→ DIRECTIONS:
Look below for the line with "Generate a component" and the line with "const SAMPLE_TIME = 0.4;"; repeat exactly those two lines and all lines between them, but no pictures.

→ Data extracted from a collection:
________________________

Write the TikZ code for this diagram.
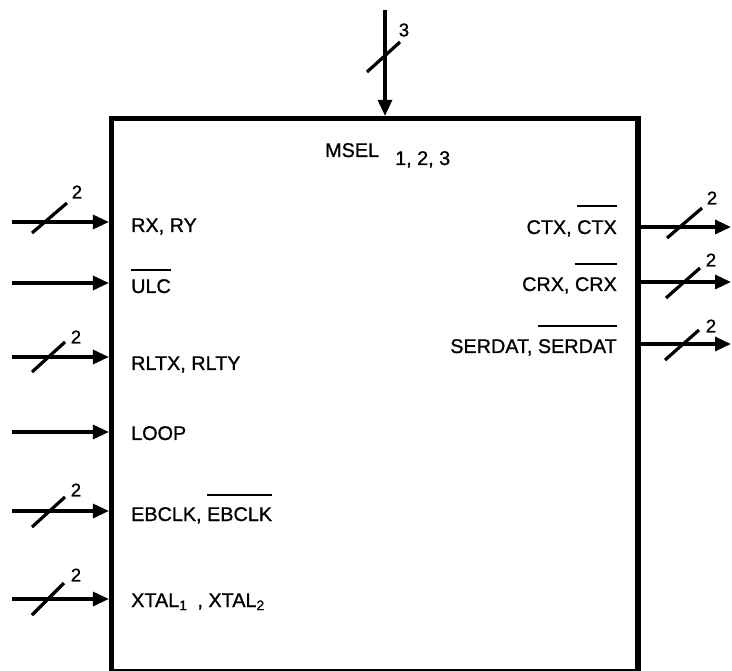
\documentclass[tikz,border=0pt]{standalone}
\usepackage{fontspec}
\setmainfont{Liberation Sans}
\newfontfamily\lblfont{Liberation Sans}[FakeBold=1]
\usetikzlibrary{arrows.meta,calc}
\newcommand\ovl[2][25pt]{\setbox0\hbox{#2}\rlap{\rule[#1]{\wd0}{2pt}}\box0}
\begin{document}
\begin{tikzpicture}[x=1pt,y=-1pt,
  sig/.style={line width=3.2pt,-{Triangle[length=16pt,width=14pt]}},
  slash/.style={line width=3.2pt},
  lbl/.style={font=\lblfont\fontsize{19.8}{22}\selectfont,inner sep=0pt},
  num/.style={font=\lblfont\fontsize{18.5}{20}\selectfont,inner sep=0pt},
  blk/.style={draw,line width=5.2pt,inner sep=0pt,minimum width=526.5pt,minimum height=553pt}]
\useasboundingbox (0,0) rectangle (732,671);
\node[blk] (box) at (374.75,395) {};

% top input
\coordinate (tin) at (385,10);
\draw[sig] (tin) -- (tin |- box.north);
\draw[slash] (367,72) -- (400,42);
\node[num] (n3) at (404,30) {3};

% left inputs
\coordinate (ia) at (12,222);
\coordinate (ib) at (12,283);
\coordinate (ic) at (12,357);
\coordinate (id) at (12,432);
\coordinate (ie) at (12,511);
\coordinate (if) at (12,599);
\foreach \c in {ia,ib,ic,id,ie,if} \draw[sig] (\c) -- (\c -| box.west);
\draw[slash] (32,233) -- (67,203);
\node[num] (na) at (77,192) {2};
\draw[slash] (32,372) -- (65,342);
\node[num] (nc) at (76,337) {2};
\draw[slash] (32,527) -- (65,497);
\node[num] (ne) at (76,490) {2};
\draw[slash] (32,615) -- (64,583);
\node[num] (nf) at (76,575) {2};

% right outputs
\coordinate (oa) at (731,227);
\coordinate (ob) at (731,282);
\coordinate (oc) at (731,344);
\foreach \c in {oa,ob,oc} \draw[sig] (\c -| box.east) -- (\c);
\draw[slash] (667,238) -- (702,208);
\node[num] (noa) at (712,198) {2};
\draw[slash] (666,298) -- (700,268);
\node[num] (nob) at (711,260) {2};
\draw[slash] (665,360) -- (699,330);
\node[num] (noc) at (711,326) {2};

% labels
\node[lbl,anchor=base west] (msel) at (325,157) {MSEL};
\node[lbl,anchor=base west] (msn) at (395,165) {1, 2, 3};
\node[lbl,anchor=base west] (la) at (131,232) {RX, RY};
\node[lbl,anchor=base west] (lb) at (131,293) {\ovl[22pt]{ULC}};
\node[lbl,anchor=base west] (lc) at (131,370) {RLTX, RLTY};
\node[lbl,anchor=base west] (ld) at (131,440) {LOOP};
\node[lbl,anchor=base west] (le) at (131,521) {EBCLK, \ovl{EBCLK}};
\node[lbl,anchor=base west] (lf) at (131,607) {XTAL\textsubscript{1}\hspace{10pt}, XTAL\textsubscript{2}};
\node[lbl,anchor=base east] (ra) at (617,234) {CTX, \ovl[27pt]{CTX}};
\node[lbl,anchor=base east] (rb) at (617,291) {CRX, \ovl[26pt]{CRX}};
\node[lbl,anchor=base east] (rc) at (617,353) {SERDAT, \ovl[26pt]{SERDAT}};
\end{tikzpicture}
\end{document}
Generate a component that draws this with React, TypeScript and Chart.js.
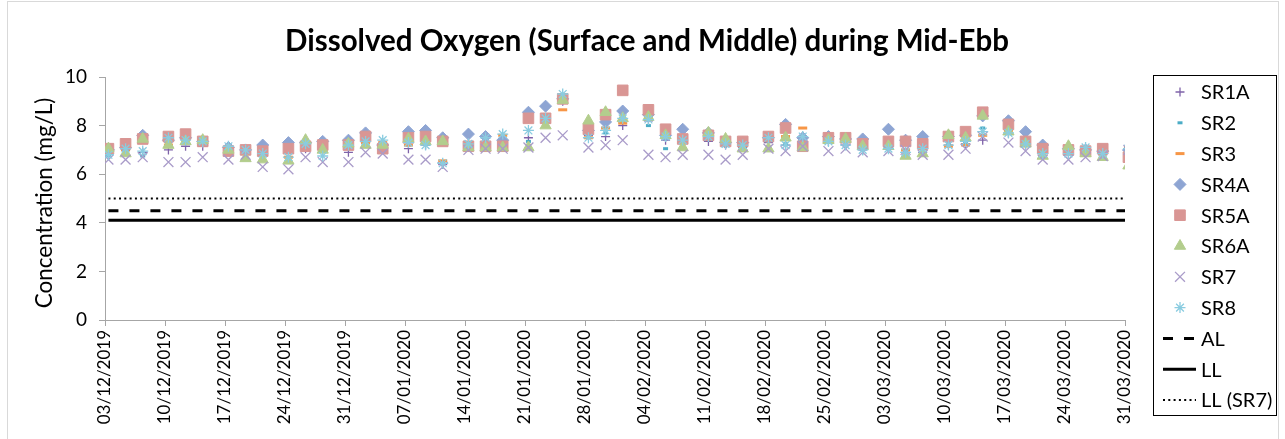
import React, { useEffect, useRef } from 'react';
import { Chart, registerables } from 'chart.js';
import { drawPoint } from 'chart.js/helpers';

Chart.register(...registerables);

const TITLE = 'Dissolved Oxygen (Surface and Middle) during Mid-Ebb';
const Y_TITLE = 'Concentration (mg/L)';

const tickLabels = [
  '03/12/2019', '10/12/2019', '17/12/2019', '24/12/2019', '31/12/2019',
  '07/01/2020', '14/01/2020', '21/01/2020', '28/01/2020', '04/02/2020',
  '11/02/2020', '18/02/2020', '25/02/2020', '03/03/2020', '10/03/2020',
  '17/03/2020', '24/03/2020', '31/03/2020',
];

const sampleDates = [
  '03/12/2019', '05/12/2019', '07/12/2019', '10/12/2019', '12/12/2019', '14/12/2019', '17/12/2019',
  '19/12/2019', '21/12/2019', '24/12/2019', '26/12/2019', '28/12/2019', '31/12/2019',
  '02/01/2020', '04/01/2020', '07/01/2020', '09/01/2020', '11/01/2020', '14/01/2020', '16/01/2020',
  '18/01/2020', '21/01/2020', '23/01/2020', '25/01/2020', '28/01/2020', '30/01/2020',
  '01/02/2020', '04/02/2020', '06/02/2020', '08/02/2020', '11/02/2020', '13/02/2020', '15/02/2020',
  '18/02/2020', '20/02/2020', '22/02/2020', '25/02/2020', '27/02/2020', '29/02/2020',
  '03/03/2020', '05/03/2020', '07/03/2020', '10/03/2020', '12/03/2020', '14/03/2020', '17/03/2020',
  '19/03/2020', '21/03/2020', '24/03/2020', '26/03/2020', '28/03/2020', '31/03/2020',
];

// fraction of the day at which sampling took place
const SAMPLE_TIME = 0.4;

const SR1A = [6.9, 7.0, 6.9, 7.0, 7.15, 7.15, 6.95, 6.85, 6.75, 6.7, 7.05, 7.05, 6.9,
  7.3, 7.1, 7.05, 7.2, 6.4, 7.1, 7.2, 7.2, 7.5, 8.3, 9.0, 7.6, 7.55,
  8.0, 8.2, 7.4, 7.35, 7.35, 7.2, 7.1, 7.3, 7.2, 7.4, 7.35, 7.2, 7.0,
  7.1, 6.9, 6.9, 7.2, 7.25, 7.4, 7.7, 7.2, 6.9, 6.85, 6.9, 6.8, 7.0];
const SR2 = [6.75, 6.9, 6.75, 7.2, 7.35, 7.3, 7.05, 6.9, 6.8, 6.65, 7.1, 7.0, 7.15,
  7.3, 7.15, 7.2, 7.25, 6.45, 7.3, 7.25, 7.3, 7.35, 8.3, 9.1, 7.6, 7.7,
  8.15, 8.0, 7.05, 7.3, 7.5, 7.25, 7.15, 7.35, 7.25, 7.5, 7.4, 7.3, 7.1,
  7.2, 6.9, 7.0, 7.25, 7.3, 7.9, 7.75, 7.3, 6.95, 6.9, 7.0, 6.85, 7.05];
const SR3 = [6.9, 7.0, 7.3, 7.2, 7.4, 7.3, 7.0, 6.9, 6.8, 6.7, 7.15, 6.95, 7.2,
  7.3, 7.3, 7.2, 7.3, 6.55, 7.2, 7.3, 7.6, 8.3, 8.35, 8.65, 7.5, 7.9,
  8.1, 8.3, 7.6, 7.4, 7.55, 7.3, 7.2, 7.4, 7.55, 7.9, 7.45, 7.35, 7.15,
  7.25, 7.0, 7.05, 7.15, 7.2, 7.6, 7.8, 7.4, 7.0, 6.85, 6.95, 6.85, 7.1];
const SR4A = [7.0, 7.1, 7.6, 7.4, 7.5, 7.35, 7.1, 7.0, 7.2, 7.3, 7.3, 7.35, 7.4,
  7.7, 7.2, 7.75, 7.8, 7.5, 7.65, 7.55, 7.4, 8.55, 8.8, 9.1, 7.8, 8.15,
  8.6, 8.45, 7.6, 7.85, 7.7, 7.3, 7.3, 7.5, 8.05, 7.5, 7.55, 7.45, 7.45,
  7.85, 7.4, 7.55, 7.55, 7.6, 8.4, 8.2, 7.75, 7.2, 7.05, 7.0, 6.95, 7.0];
const SR5A = [7.05, 7.25, 7.45, 7.55, 7.65, 7.35, 6.95, 7.0, 6.95, 7.05, 7.15, 7.2, 7.2,
  7.55, 7.05, 7.5, 7.55, 7.35, 7.15, 7.15, 7.15, 8.3, 8.3, 9.1, 7.85, 8.45,
  9.45, 8.65, 7.85, 7.45, 7.6, 7.35, 7.35, 7.55, 7.9, 7.15, 7.5, 7.5, 7.25,
  7.35, 7.35, 7.25, 7.55, 7.75, 8.55, 8.05, 7.35, 7.05, 7.0, 6.95, 7.05, 6.7];
const SR6A = [7.05, 6.85, 7.45, 7.2, 7.35, 7.4, 7.0, 6.65, 6.6, 6.55, 7.4, 7.0, 7.25,
  7.2, 7.2, 7.45, 7.35, 7.35, 7.1, 7.1, 7.1, 7.1, 8.0, 9.05, 8.2, 8.55,
  8.3, 8.35, 7.6, 7.1, 7.7, 7.45, 7.05, 7.05, 7.5, 7.1, 7.4, 7.45, 7.15,
  7.15, 6.75, 6.85, 7.6, 7.5, 8.4, 7.75, 7.25, 6.75, 7.15, 6.85, 6.7, 6.35];
const SR7 = [6.6, 6.6, 6.7, 6.5, 6.5, 6.7, 6.6, 6.8, 6.3, 6.2, 6.7, 6.5, 6.5,
  6.9, 6.85, 6.6, 6.6, 6.3, 7.0, 7.05, 7.05, 7.1, 7.5, 7.6, 7.1, 7.2,
  7.4, 6.8, 6.7, 6.8, 6.8, 6.6, 6.8, 7.05, 6.95, 7.15, 6.95, 7.05, 6.9,
  6.95, 7.0, 6.8, 6.8, 7.05, 7.55, 7.3, 6.95, 6.6, 6.6, 6.7, 6.75, 7.0];
const SR8 = [6.8, 7.05, 6.95, 7.5, 7.4, 7.35, 7.15, 7.0, 6.85, 6.7, 7.25, 6.75, 7.2,
  7.35, 7.4, 7.3, 7.2, 6.45, 7.25, 7.5, 7.65, 7.8, 8.3, 9.3, 7.5, 7.8,
  8.3, 8.25, 7.55, 7.4, 7.55, 7.25, 7.2, 7.5, 7.2, 7.55, 7.35, 7.2, 7.0,
  7.05, 6.9, 7.05, 7.2, 7.35, 7.75, 7.7, 7.25, 6.85, 6.85, 7.1, 6.85, 7.05];

const AL = 4.5;
const LL = 4.1;
const LL_SR7 = 5;

const FONT = 'Lato, "Open Sans", sans-serif';

const parseDay = (s: string) => {
  const [d, m, y] = s.split('/').map(Number);
  return Date.UTC(y, m - 1, d) / 86400000;
};
const DAY0 = parseDay(tickLabels[0]);
const dayIndex = (s: string) => parseDay(s) - DAY0;
const xs = sampleDates.map((d) => dayIndex(d) + SAMPLE_TIME);

type MarkerSpec = {
  label: string;
  values: number[];
  color: string;
  pointStyle: string;
  radius: number;
  borderWidth: number;
};

const markers: MarkerSpec[] = [
  { label: 'SR1A', values: SR1A, color: '#7F63A9', pointStyle: 'cross', radius: 4.5, borderWidth: 1.3 },
  { label: 'SR2', values: SR2, color: '#4BACC6', pointStyle: 'line', radius: 2.5, borderWidth: 3 },
  { label: 'SR3', values: SR3, color: '#F79646', pointStyle: 'line', radius: 4.5, borderWidth: 3 },
  { label: 'SR4A', values: SR4A, color: '#8EA5D3', pointStyle: 'rectRot', radius: 6, borderWidth: 1 },
  { label: 'SR5A', values: SR5A, color: '#D99694', pointStyle: 'rect', radius: 7.5, borderWidth: 1 },
  { label: 'SR6A', values: SR6A, color: '#B3CD8D', pointStyle: 'triangle', radius: 6.5, borderWidth: 1 },
  { label: 'SR7', values: SR7, color: '#A99BC9', pointStyle: 'crossRot', radius: 7, borderWidth: 1.3 },
  { label: 'SR8', values: SR8, color: '#8ACCE0', pointStyle: 'star', radius: 5.5, borderWidth: 1.3 },
];

type LimitSpec = { label: string; value: number; dash: number[]; width: number };
const limits: LimitSpec[] = [
  { label: 'AL', value: AL, dash: [10, 11], width: 3 },
  { label: 'LL', value: LL, dash: [], width: 3 },
  { label: 'LL (SR7)', value: LL_SR7, dash: [2, 3.3], width: 2 },
];

const decorPlugin = {
  id: 'decor',
  afterDraw(chart: any) {
    const ctx: CanvasRenderingContext2D = chart.ctx;
    ctx.save();
    // outer border
    ctx.strokeStyle = '#D9D9D9';
    ctx.lineWidth = 1;
    ctx.strokeRect(7.5, 1.5, 1271, 460);

    // title
    ctx.fillStyle = '#000';
    ctx.font = `bold 29.5px ${FONT}`;
    ctx.textAlign = 'center';
    ctx.textBaseline = 'middle';
    ctx.fillText(TITLE, 647, 41);

    // y axis title
    ctx.save();
    ctx.translate(45, 203);
    ctx.rotate(-Math.PI / 2);
    ctx.font = `22.5px ${FONT}`;
    ctx.fillText(Y_TITLE, 0, 0);
    ctx.restore();

    // legend
    const bx = 1153.5, by = 75.5, bw = 123, bh = 340;
    ctx.strokeStyle = '#000';
    ctx.lineWidth = 1;
    ctx.strokeRect(bx, by, bw, bh);
    ctx.font = `20px ${FONT}`;
    ctx.textAlign = 'left';
    const rowY = (i: number) => 92 + i * 30.8;
    markers.forEach((m, i) => {
      const y = rowY(i);
      ctx.fillStyle = m.color;
      ctx.strokeStyle = m.color;
      ctx.lineWidth = m.borderWidth;
      ctx.setLineDash([]);
      drawPoint(ctx, { pointStyle: m.pointStyle as any, radius: m.radius, rotation: 0, borderWidth: m.borderWidth }, 1180, y);
      ctx.fillStyle = '#000';
      ctx.fillText(m.label, 1201, y + 1);
    });
    limits.forEach((l, j) => {
      const y = rowY(markers.length + j);
      ctx.strokeStyle = '#000';
      ctx.lineWidth = l.width;
      ctx.setLineDash(l.dash);
      ctx.beginPath();
      ctx.moveTo(1163, y);
      ctx.lineTo(1196, y);
      ctx.stroke();
      ctx.setLineDash([]);
      ctx.fillStyle = '#000';
      ctx.fillText(l.label, 1201, y + 1);
    });
    ctx.restore();
  },
};

export default function App() {
  const canvasRef = useRef<HTMLCanvasElement | null>(null);

  useEffect(() => {
    if (!canvasRef.current) return;
    const firstX = xs[0];
    const lastX = xs[xs.length - 1];

    const scatterSets = markers.map((m, i) => ({
      type: 'scatter' as const,
      label: m.label,
      data: m.values.map((v, k) => ({ x: xs[k], y: v })),
      backgroundColor: m.color,
      borderColor: m.color,
      pointStyle: m.pointStyle,
      pointRadius: m.radius,
      pointBorderWidth: m.borderWidth,
      pointHoverRadius: m.radius,
      showLine: false,
      order: 20 - i,
    }));

    const limitSets = limits.map((l, j) => ({
      type: 'line' as const,
      label: l.label,
      data: [
        { x: firstX, y: l.value },
        { x: lastX, y: l.value },
      ],
      borderColor: '#000',
      backgroundColor: '#000',
      borderWidth: l.width,
      borderDash: l.dash,
      pointRadius: 0,
      fill: false,
      order: 30 + j,
    }));

    const chart = new Chart(canvasRef.current, {
      type: 'scatter',
      data: { datasets: [...scatterSets, ...limitSets] as any },
      options: {
        animation: false,
        responsive: false,
        devicePixelRatio: 1,
        layout: { padding: { left: 0, right: 160, top: 77, bottom: 0 } },
        plugins: {
          legend: { display: false },
          title: { display: false },
          tooltip: { enabled: false },
        },
        scales: {
          x: {
            type: 'linear',
            min: 0,
            max: 119,
            afterFit: (s: any) => {
              s.height = 119;
            },
            ticks: {
              stepSize: 7,
              autoSkip: false,
              minRotation: 90,
              maxRotation: 90,
              padding: 4,
              color: '#000',
              font: { family: FONT, size: 17 },
              callback: (v: any) => tickLabels[Math.round(Number(v) / 7)] ?? '',
            },
            grid: { display: true, drawOnChartArea: false, drawTicks: true, tickLength: 6, color: '#A6A6A6' },
            border: { display: true, color: '#A6A6A6', width: 1 },
          },
          y: {
            min: 0,
            max: 10,
            afterFit: (s: any) => {
              s.width = 105;
            },
            ticks: {
              stepSize: 2,
              padding: 12,
              color: '#000',
              font: { family: FONT, size: 19 },
            },
            grid: { display: true, drawOnChartArea: false, drawTicks: true, tickLength: 6, color: '#A6A6A6' },
            border: { display: true, color: '#A6A6A6', width: 1 },
          },
        },
      },
      plugins: [decorPlugin],
    });

    return () => chart.destroy();
  }, []);

  return (
    <div style={{ position: 'fixed', left: 0, top: 0, width: 1285, height: 439, background: '#fff' }}>
      <canvas ref={canvasRef} width={1285} height={439} style={{ width: 1285, height: 439, display: 'block' }} />
    </div>
  );
}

________________________

→ ANSWER IN FULL:
Generate a component that draws this with React, TypeScript and Chart.js.
import React, { useEffect, useRef } from 'react';
import { Chart, registerables } from 'chart.js';
import { drawPoint } from 'chart.js/helpers';

Chart.register(...registerables);

const TITLE = 'Dissolved Oxygen (Surface and Middle) during Mid-Ebb';
const Y_TITLE = 'Concentration (mg/L)';

const tickLabels = [
  '03/12/2019', '10/12/2019', '17/12/2019', '24/12/2019', '31/12/2019',
  '07/01/2020', '14/01/2020', '21/01/2020', '28/01/2020', '04/02/2020',
  '11/02/2020', '18/02/2020', '25/02/2020', '03/03/2020', '10/03/2020',
  '17/03/2020', '24/03/2020', '31/03/2020',
];

const sampleDates = [
  '03/12/2019', '05/12/2019', '07/12/2019', '10/12/2019', '12/12/2019', '14/12/2019', '17/12/2019',
  '19/12/2019', '21/12/2019', '24/12/2019', '26/12/2019', '28/12/2019', '31/12/2019',
  '02/01/2020', '04/01/2020', '07/01/2020', '09/01/2020', '11/01/2020', '14/01/2020', '16/01/2020',
  '18/01/2020', '21/01/2020', '23/01/2020', '25/01/2020', '28/01/2020', '30/01/2020',
  '01/02/2020', '04/02/2020', '06/02/2020', '08/02/2020', '11/02/2020', '13/02/2020', '15/02/2020',
  '18/02/2020', '20/02/2020', '22/02/2020', '25/02/2020', '27/02/2020', '29/02/2020',
  '03/03/2020', '05/03/2020', '07/03/2020', '10/03/2020', '12/03/2020', '14/03/2020', '17/03/2020',
  '19/03/2020', '21/03/2020', '24/03/2020', '26/03/2020', '28/03/2020', '31/03/2020',
];

// fraction of the day at which sampling took place
const SAMPLE_TIME = 0.4;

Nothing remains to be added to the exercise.